Anyway, there is this old-fashioned barbershop in town: Four chairs, bunch of old guys sitting around reading the newspaper and watching Fox News while waiting for their turn. First time I went in there a relatively young guy cut my hair. Did a pretty good job, too, even though he ignored my “Just put a #8 guard on your clipper and mow away!” request.
So I went back there yesterday for my “Summer In Washington” haircut which I’m hoping will last me until August when I come back to Pensacola. The owner, an old guy who I believe was cutting hair in Nazareth around the time of Jesus’ birth, beckoned me to his chair. He said nothing…nothing to me after my initial greeting when I walked in the door. Just wrapped me up and went to work, never asking me how I wanted it cut. I wondered: Could he read my mind?
As soon as I sat down, one of the old guy’s regular customers walked in. There were two other barbers that were open, but this old dude wanted my barber.

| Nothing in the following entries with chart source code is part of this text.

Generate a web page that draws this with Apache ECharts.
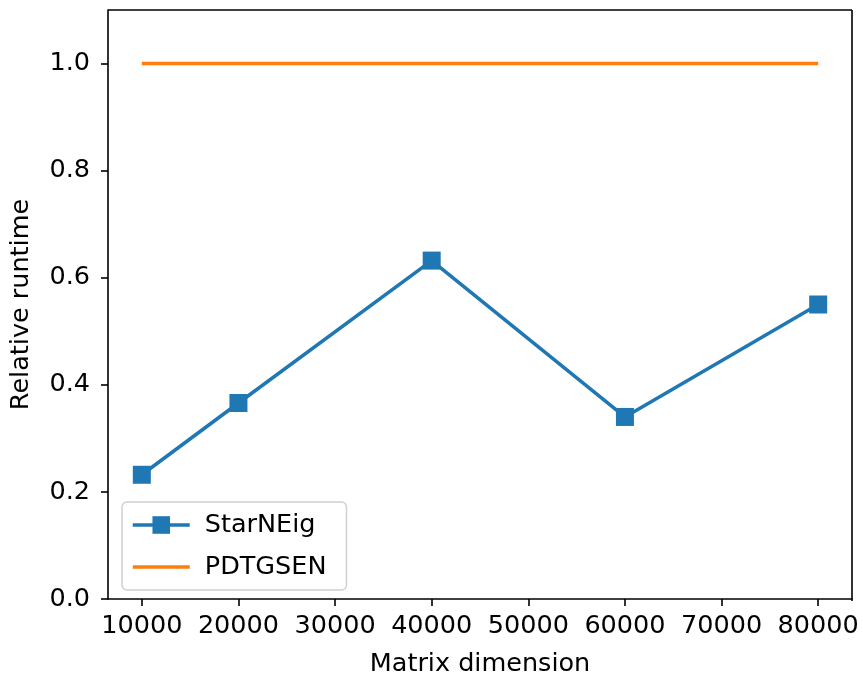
<!DOCTYPE html>
<html><head><meta charset="utf-8">
<script src="https://cdn.jsdelivr.net/npm/echarts@6/dist/echarts.min.js"></script>
<style>html,body{margin:0;padding:0;background:#fff}#c{width:863px;height:682px}</style>
</head><body><div id="c"></div>
<script>
const dims = [10000, 20000, 40000, 60000, 80000];
const starneig = [0.232, 0.366, 0.632, 0.340, 0.550];
const pdtgsen = [1.0, 1.0, 1.0, 1.0, 1.0];
const xTicks = [10000, 20000, 30000, 40000, 50000, 60000, 70000, 80000];
const yTicks = [0.0, 0.2, 0.4, 0.6, 0.8, 1.0];

const chart = echarts.init(document.getElementById('c'));
const font = 'DejaVu Sans';
const fs = 25.5;
chart.setOption({
  animation: false,
  grid: {left: 108, right: 11, top: 10, bottom: 81},
  xAxis: {
    type: 'value', min: 6500, max: 83500,
    name: 'Matrix dimension', nameLocation: 'middle', nameGap: 52,
    nameTextStyle: {fontFamily: font, fontSize: fs, color: '#000'},
    axisLine: {lineStyle: {color: '#000', width: 1.6}},
    axisTick: {customValues: xTicks, length: 7, lineStyle: {color: '#000', width: 1.6}},
    axisLabel: {customValues: xTicks, fontFamily: font, fontSize: fs, color: '#000', margin: 14,
      formatter: v => String(v)},
    splitLine: {show: false}
  },
  yAxis: {
    type: 'value', min: 0, max: 1.1,
    name: 'Relative runtime', nameLocation: 'middle', nameGap: 74,
    nameTextStyle: {fontFamily: font, fontSize: fs, color: '#000'},
    axisLine: {show: true, lineStyle: {color: '#000', width: 1.6}},
    axisTick: {show: true, customValues: yTicks, length: 7, lineStyle: {color: '#000', width: 1.6}},
    axisLabel: {customValues: yTicks, fontFamily: font, fontSize: fs, color: '#000', margin: 18,
      formatter: v => v.toFixed(1)},
    splitLine: {show: false}
  },
  graphic: [
    {type: 'line', shape: {x1: 852, y1: 10, x2: 852, y2: 601}, style: {stroke: '#000', lineWidth: 1.6}, z: 10},
    {type: 'line', shape: {x1: 108, y1: 10, x2: 852, y2: 10}, style: {stroke: '#000', lineWidth: 1.6}, z: 10}
  ],
  legend: {
    orient: 'vertical', left: 122, top: 502,
    itemWidth: 57, itemHeight: 22, itemGap: 16,
    padding: [10, 20, 10, 9],
    borderColor: '#d0d0d0', borderWidth: 1.5, borderRadius: 5,
    backgroundColor: 'rgba(255,255,255,0.8)',
    lineStyle: {width: 3.5},
    textStyle: {fontFamily: font, fontSize: fs, color: '#000', padding: [0, 0, 0, 10]},
    data: ['StarNEig', {name: 'PDTGSEN', itemStyle: {opacity: 0}}]
  },
  series: [
    {name: 'StarNEig', type: 'line', data: dims.map((d, i) => [d, starneig[i]]),
     symbol: 'rect', symbolSize: 18, color: '#1f77b4',
     lineStyle: {width: 3.5, color: '#1f77b4'}, itemStyle: {color: '#1f77b4'}},
    {name: 'PDTGSEN', type: 'line', data: dims.map((d, i) => [d, pdtgsen[i]]),
     symbol: 'none', color: '#ff7f0e',
     lineStyle: {width: 3.5, color: '#ff7f0e'}}
  ]
});
</script></body></html>
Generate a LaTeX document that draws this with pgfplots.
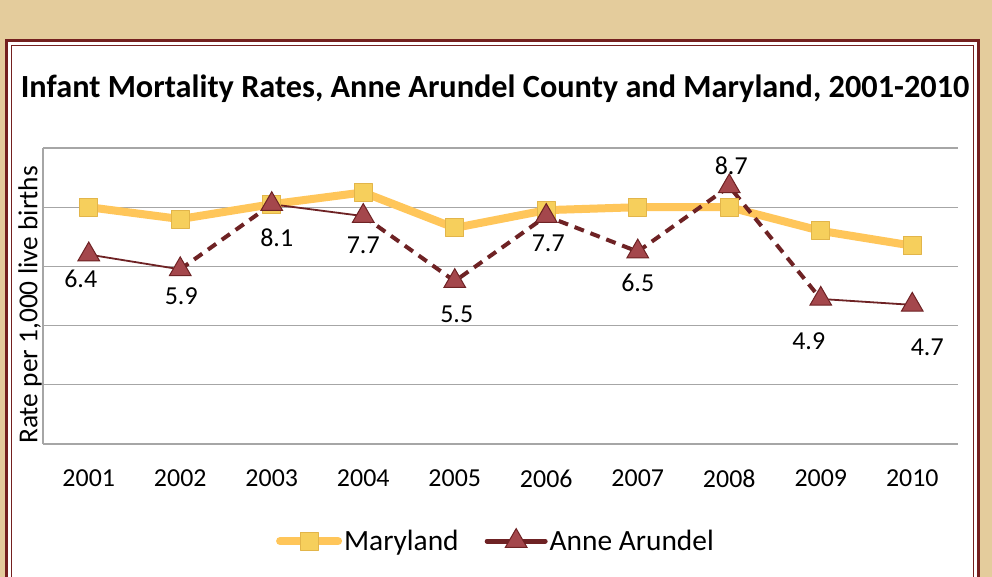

I figured I was in for the bum’s rush.
As he began cutting my hair, I noticed that he had some sort of palsy, perhaps the onset of Parkinsons. I kept thinking about a horrible line I once read in CAR AND DRIVER magazine. They were describing how convertibles are hard to keep from flexing because they have no roof structure. The author of the story called the latest version of the Ford Thunderbird, “the Katherine Hepburn of convertibles.” He later apologized. But that’s what I was thinking yesterday, that mine was the Katherine Hepburn of barbers. I wondered how this was going to turn out? I was worried for my ears.
When he got to the back I warned him about my hairline: He complied. On the sides, I cautioned him about my sideburns: No problemo. And I’m thinking, “I wonder what he has in store for the top?” Well I needn’t have wondered. Without so much as touching the few strands on the top of my head, he whipped the sheet (or whatever they call that thing) off me and I was done. Out the door…next! Quickest. Haircut. Ever. He didn’t even spin me around so I could see the back.
“That’s it?” says I, a little surprised.
“That’s it,” says he, adding. “Ten bucks.”
I forked over the ten and for the first time in my life did not tip my barber.
Mind you, I’m not unhappy with the haircut. It’s just not as short as I’d prefer, especially on top. But maybe I got off lucky with Shaky McFlakey there.
I often ponder the question of when to quit flying. One day in the hopefully-distant future I’ll be too old to fly safely…or maybe too old to inspire the necessary confidence in my passengers that I can handle things safely. Legally I can continue as long as I can pass a flight physical and 24-month checkride. Practically is another matter. It’s like driving: When are you too old? When you find that no one wants to ride with you?
I think it was time for this barber to quit. Only, he owned the shop and I’d bet that none of his employees had the heart to tell him his hands weren’t in it anymore.